Recent featured acts include Stone Temple Pilots, Bret Michaels and John Michael Montgomery who have all played on Air Force bases because of Mr. Edwards efforts to bring quality entertainers to a deserving audience, she said. 

To date, the DAF entertainment team, under Edwards’ direction, has delivered over 5,000 performances, reaching more than 12 million Airmen, Guardians and their families. Those numbers don’t include six world’s fairs, five Bob Hope television specials, three NFL super bowls including a complete 1985 halftime show, 12 NASCAR pre-race performances and numerous Air Force tattoos, air shows, celebrations and other special events. 

“During my career, I’ve travelled to almost 70 countries representing the Air Force and I’ve been able to produce and direct extraordinary events throughout the world,” Edwards said.  

Through the program’s success, he’s also helped thousands of Airmen develop confidence in themselves and become leaders within the Air Force. 

“As a performer on TIB, Mr. Edwards mentored me by giving honest and practical feedback that was crucial to my success on stage,” said Monique Robertson-Jamison, now a performance coordinator with the AFSVC Air Force Entertainment team. “He always took the time to explain showmanship from the perspective of an audience member, specifically a military audience member, and stressed the importance of giving 100% of our focus and commitment each time we stepped on the stage.”
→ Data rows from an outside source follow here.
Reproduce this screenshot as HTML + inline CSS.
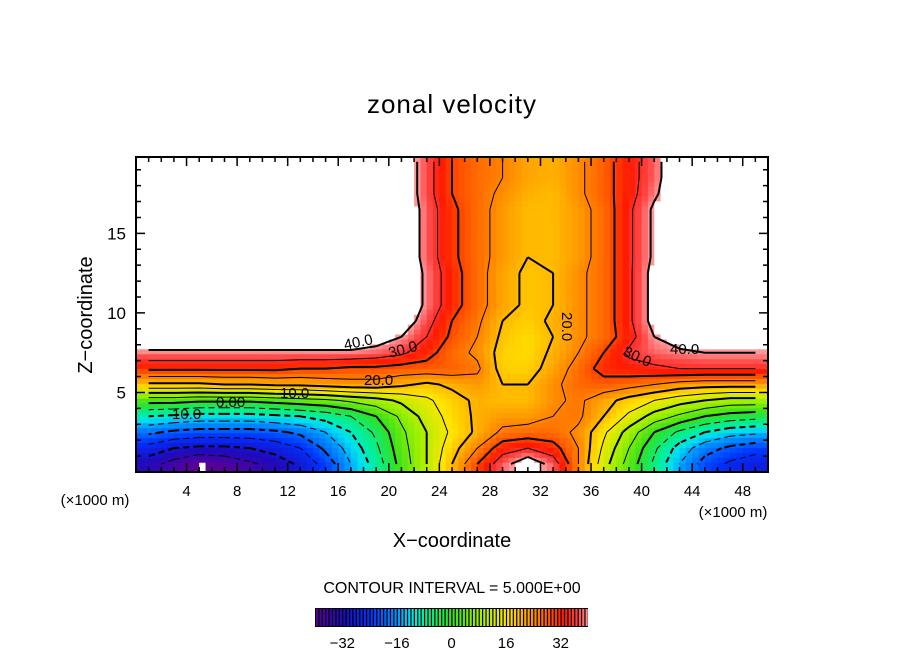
<!DOCTYPE html>
<html><head><meta charset="utf-8"><style>
body{margin:0;background:#fff;}
svg text{font-family:"Liberation Sans",sans-serif;fill:#000;}
</style></head><body>
<svg id="chart" width="904" height="654" viewBox="0 0 904 654" xmlns="http://www.w3.org/2000/svg">
<rect width="904" height="654" fill="#fff"/>
<text x="452" y="113" font-size="26" text-anchor="middle" letter-spacing="1">zonal velocity</text>
<g id="field"></g>
<g id="lines"></g>
<g id="labels" font-size="15">
<text x="345" y="350" transform="rotate(-12 345 350)">40.0</text>
<text x="390" y="358" transform="rotate(-15 390 358)">30.0</text>
<text x="364" y="385">20.0</text>
<text x="280" y="398">10.0</text>
<text x="216" y="407">0.00</text>
<text x="172" y="419">10.0</text>
<text x="562" y="312" transform="rotate(90 562 312)">20.0</text>
<text x="622" y="355" transform="rotate(25 622 355)">30.0</text>
<text x="670" y="354">40.0</text>
</g>
<rect x="136" y="157" width="632" height="315" fill="none" stroke="#000" stroke-width="2"/>
<g id="ticks"></g>
<text x="92" y="315" font-size="20" text-anchor="middle" transform="rotate(-90 92 315)">Z−coordinate</text>
<text x="452" y="547" font-size="20" text-anchor="middle">X−coordinate</text>
<text x="95" y="505" font-size="15" text-anchor="middle">(×1000 m)</text>
<text x="733" y="517" font-size="15" text-anchor="middle">(×1000 m)</text>
<text x="452" y="593" font-size="16" text-anchor="middle">CONTOUR INTERVAL = 5.000E+00</text>
<g id="cbar"></g>
</svg>
<script>
const xCenters=[1,3,5,7,9,11,13,15,17,19,21,23,25,27,29,31,33,35,37,39,41,43,45,47,49];
const zCenters=[19.5,18.5,17.5,16.5,15.5,14.5,13.5,12.5,11.5,10.5,9.5,8.5,7.5,6.5,5.5,4.5,3.5,2.5,1.5,0.5];
const W=45;
const u=[
[W,W,W,W,W,W,W,W,W,W,W,37,30,27,25,22,21,24,28,33,38,W,W,W,W],
[W,W,W,W,W,W,W,W,W,W,W,37,30,27,25,22,21,24,28,33,38,W,W,W,W],
[W,W,W,W,W,W,W,W,W,W,W,37,30,27,24,21,20,24,28,33,39,W,W,W,W],
[W,W,W,W,W,W,W,W,W,W,W,38,31,27,23,20,20,23,27,34,41,W,W,W,W],
[W,W,W,W,W,W,W,W,W,W,W,38,31,27,23,20,20,23,27,34,41,W,W,W,W],
[W,W,W,W,W,W,W,W,W,W,W,38,31,27,23,20,20,23,27,34,41,W,W,W,W],
[W,W,W,W,W,W,W,W,W,W,W,38,31,27,23,20,20,23,27,34,41,W,W,W,W],
[W,W,W,W,W,W,W,W,W,W,W,39,32,27,22,19,20,24,27,34,42,W,W,W,W],
[W,W,W,W,W,W,W,W,W,W,W,39,32,27,22,19,20,24,27,34,42,W,W,W,W],
[W,W,W,W,W,W,W,W,W,W,W,39,32,27,22,19,20,24,27,34,42,W,W,W,W],
[W,W,W,W,W,W,W,W,W,W,44,37,30,26,20,18,21,24,27,34,42,W,W,W,W],
[W,W,W,W,W,W,W,W,W,43,40,35,29,25,19,17,20,24,27,33,40,43,W,W,W],
[39,39,39,39,39,39,39,39,39,38,36,32,27,24,18,17,21,25,30,36,38,39,40,40,40],
[31,31,31,31,31,31,30,30,29,29,28,28,28,26,18,18,22,27,32,33,34,35,35,35,35],
[19,19,19,20,20,21,21,22,23,23,21,19,21,23,20,20,24,27,28,27,25,23,22,22,22],
[2,2,1,1,1,2,3,4,6,8,11,14,18,21,20,20,24,26,22,18,15,12,10,8,8],
[-10,-11,-12,-12,-12,-11,-10,-8,-5,0,6,12,17,21,23,23,25,26,20,14,8,4,0,-2,-3],
[-19,-21,-22,-22,-22,-21,-19,-15,-10,-4,4,10,16,21,26,27,27,24,16,8,0,-6,-10,-13,-14],
[-27,-30,-31,-31,-30,-28,-25,-19,-13,-6,3,10,18,25,33,35,32,25,14,5,-4,-12,-18,-21,-23],
[-33,-37,-41,-39,-36,-33,-29,-23,-15,-8,2,10,20,30,38,44,38,25,12,3,-6,-15,-22,-26,-28]
];
const cbTicks=[-32,-16,0,16,32];
const xTicks=[4,8,12,16,20,24,28,32,36,40,44,48];
const zTicks=[5,10,15];

const X0=136,X1=768,Y0=472,Y1=157;
const sx=v=>X0+(v/50)*(X1-X0);
const sz=v=>Y0-(v/19.8)*(Y0-Y1);
const NS='http://www.w3.org/2000/svg';
function mk(t,a){const e=document.createElementNS(NS,t);for(const k in a)e.setAttribute(k,a[k]);return e;}
const stops=[[-40,[90,0,150]],[-32,[30,10,190]],[-24,[0,50,255]],[-16,[0,150,255]],[-12,[0,225,240]],[-8,[0,240,160]],[0,[50,225,30]],[8,[160,240,0]],[16,[255,230,0]],[22,[255,165,0]],[28,[255,95,0]],[33,[255,25,0]],[37,[255,70,70]],[40,[255,150,150]]];
function color(v){
 if(v>40.5||v<-40.5)return '#ffffff';
 v=Math.max(-40,Math.min(40,v));
 for(let i=0;i<stops.length-1;i++){const a=stops[i],b=stops[i+1];
  if(v<=b[0]){const t=(v-a[0])/(b[0]-a[0]);const c=a[1].map((q,j)=>Math.round(q+(b[1][j]-q)*t));return `rgb(${c[0]},${c[1]},${c[2]})`;}}
 return 'rgb(255,150,150)';
}
const field=document.getElementById('field');
function val(x,z){
 const fx=(x-1)/2, fz=(19.5-z);
 let i=Math.floor(fx), j=Math.floor(fz);
 i=Math.max(0,Math.min(xCenters.length-2,i)); j=Math.max(0,Math.min(zCenters.length-2,j));
 const tx=Math.max(0,Math.min(1,fx-i)), tz=Math.max(0,Math.min(1,fz-j));
 return u[j][i]*(1-tx)*(1-tz)+u[j][i+1]*tx*(1-tz)+u[j+1][i]*(1-tx)*tz+u[j+1][i+1]*tx*tz;
}
const STEP=0.5;
for(let z=0;z<19.8;z+=STEP*0.62){
 for(let x=0;x<50;x+=STEP){
  const r=mk('rect',{x:sx(x),y:sz(z+STEP*0.62),width:sx(x+STEP)-sx(x)+0.6,height:sz(z)-sz(z+STEP*0.62)+0.6,fill:color(val(x+STEP/2,z+STEP*0.31))});
  
  
  field.appendChild(r);
 }
}
const lines=document.getElementById('lines');
for(let lev=-35;lev<=40;lev+=5){
 let d='';
 for(let j=0;j<zCenters.length-1;j++)for(let i=0;i<xCenters.length-1;i++){
  const c=[[xCenters[i],zCenters[j],u[j][i]],[xCenters[i+1],zCenters[j],u[j][i+1]],[xCenters[i+1],zCenters[j+1],u[j+1][i+1]],[xCenters[i],zCenters[j+1],u[j+1][i]]];
  const pts=[];
  for(let k=0;k<4;k++){const a=c[k],b=c[(k+1)%4];
   if((a[2]<lev)!==(b[2]<lev)){const t=(lev-a[2])/(b[2]-a[2]);pts.push([sx(a[0]+(b[0]-a[0])*t),sz(a[1]+(b[1]-a[1])*t)]);}}
  for(let k=0;k+1<pts.length;k+=2)d+=`M${pts[k][0].toFixed(1)},${pts[k][1].toFixed(1)}L${pts[k+1][0].toFixed(1)},${pts[k+1][1].toFixed(1)}`;
 }
 if(!d)continue;
 const p=mk('path',{d:d,fill:'none',stroke:'#000','stroke-width':lev%10===0?2:1});
 if(lev<0)p.setAttribute('stroke-dasharray','6,4');
 
 
 lines.appendChild(p);
}
const tk=document.getElementById('ticks');
let td='';
for(let x=1;x<50;x++){const L=x%4===0?9:5;td+=`M${sx(x)},${Y0}v${-L}M${sx(x)},${Y1}v${L}`;}
for(let z=1;z<20;z++){const L=z%5===0?9:5;td+=`M${X0},${sz(z)}h${L}M${X1},${sz(z)}h${-L}`;}
tk.appendChild(mk('path',{d:td,stroke:'#000','stroke-width':1.5,fill:'none'}));
xTicks.forEach(v=>{const t=mk('text',{x:sx(v),y:496,'font-size':15,'text-anchor':'middle'});t.textContent=v;
 
 
 tk.appendChild(t);});
zTicks.forEach(v=>{const t=mk('text',{x:126,y:sz(v)+6,'font-size':17,'text-anchor':'end'});t.textContent=v;
 
 
 tk.appendChild(t);});
const cb=document.getElementById('cbar');
const CB0=315,CB1=588,cbv=v=>CB0+(v+40)/80*(CB1-CB0);
cb.appendChild(mk('rect',{x:CB0,y:608,width:CB1-CB0,height:19,fill:'#000'}));
for(let v=-40;v<40;v+=1){
 const r=mk('rect',{x:cbv(v)+1,y:609,width:(CB1-CB0)/80-1.2,height:17,fill:color(v+0.5)});
 
 
 cb.appendChild(r);
}
cbTicks.forEach(v=>{const t=mk('text',{x:cbv(v),y:648,'font-size':15,'text-anchor':'middle'});t.textContent=v<0?'−'+(-v):v;
 
 
 cb.appendChild(t);});
</script>
</body></html>
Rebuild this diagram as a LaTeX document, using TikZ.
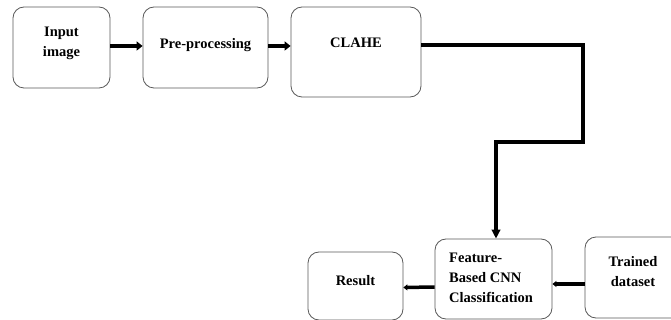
\documentclass[tikz,border=0pt]{standalone}
\usepackage{fontspec}
\setmainfont{Liberation Serif}
\usetikzlibrary{arrows.meta}
\begin{document}
\begin{tikzpicture}[x=1pt,y=-1pt,
  box/.style={draw=black!65, line width=0.8pt, rounded corners=11pt, fill=white, inner sep=0pt},
  txt/.style={font=\bfseries\fontsize{14.5}{20}\selectfont, inner sep=0pt, align=center},
  fat/.style={line width=4pt, -{Triangle[length=6pt,width=9pt]}},
  flow/.style={line width=3.2pt, -{Triangle[length=9pt,width=8.5pt]}},
  slim/.style={line width=3.5pt, -{Triangle[length=4pt,width=6pt]}}]
\clip (0,0) rectangle (671,320);
\fill[white] (0,0) rectangle (671,320);

% upper row
\node[box, minimum width=97pt, minimum height=81pt] (inp) at (61.5,47.5) {};
\node[txt] (inpT) at (61.5,43) {Input\\image};
\node[box, minimum width=125pt, minimum height=81pt] (pre) at (205.5,47.5) {};
\node[txt] (preT) at (205.5,45) {Pre-processing};
\node[box, minimum width=130pt, minimum height=90pt] (clahe) at (356,52) {};
\node[txt] (claheT) at (356,43) {CLAHE};

% lower row
\node[box, minimum width=95pt, minimum height=68pt] (res) at (355.5,286) {};
\node[txt] (resT) at (355.5,281) {Result};
\node[box, minimum width=117pt, minimum height=80pt] (feat) at (493.5,279) {};
\node[txt, align=left, anchor=west] (featT) at (449,278) {Feature-\\Based CNN\\Classification};
\node[box, minimum width=100pt, minimum height=81pt] (train) at (635,277.5) {};
\node[txt] (trainT) at (633,272) {Trained\\dataset};

\coordinate (c1) at (583,142);

% connectors
\draw[fat] ([yshift=1.5pt]inp.east) -- ([yshift=1.5pt]pre.west);
\draw[fat] ([yshift=1.5pt]pre.east) -- ([yshift=6pt]clahe.west);
\draw[flow] ([yshift=7pt]clahe.east) -| (c1) -| ([xshift=2.5pt]feat.north);
\draw[slim] ([yshift=-6.5pt]train.west) -- ([yshift=-5pt]feat.east);
\draw[slim] ([yshift=-8pt]feat.west) -- ([yshift=-1.5pt]res.east);
\end{tikzpicture}
\end{document}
“I’m proud of all the program participants who, through their experiences with our entertainment programs, have gone on to have a positive, significant impact both within and outside the Air Force,” Edwards said. “Jerry VanDyke, Sinbad, Terry Weeks of the Temptations and Lane McCray of La Bouche are just a few of the Tops In Blue members who went on to have highly successful entertainment careers. Numerous members also remained in the Air Force and became chief master sergeants and senior officers to include major command chiefs and squadron commanders.”

“Mr. Edwards is truly one of the greatest entertainment producers I’ve ever met,” Robertson-Jamison said. “His attention to detail and commitment to program excellence is unmatched … he allows his team to take ownership of our individual projects and tasks, gives us meaningful feedback that transcends beyond the office and makes sure we each have the tools necessary to be successful in our respective roles. 

“He builds leaders and I’m grateful for my time on TIB and now my opportunity to work for one of the greatest programs the Air Force offers,” she said.

As the DAF begins some of its most sweeping changes in more than 20 years, Edwards reflected on the past but said he’s also looking forward to future challenges. 

“So many aspects of the Air Force have changed throughout my career, from simple uniform variations to the significance of creating an entirely unique Space Force,” he said, “and recent research has shown our need to continue to evolve, to reoptimize the strategic environment of the Air Force. With the Great Power Competition goals necessary for remaining the world’s greatest Air Force, funding will become even more scarce for our morale, welfare and recreation programs.”

It's impossible to tell how this will impact existing quality-of-life programs in the future, Edwards said. However, he finds it refreshing to see the DAF continuing to prioritize AFSVC programs and feels he and his team in DAF Entertainment will do what needs to be done. 

“As we have in the past, we’ll capitalize on unique, outside-the-box thinking to offer the same quality programming we provide today … our Airmen, Guardians and families deserve nothing less,” he said.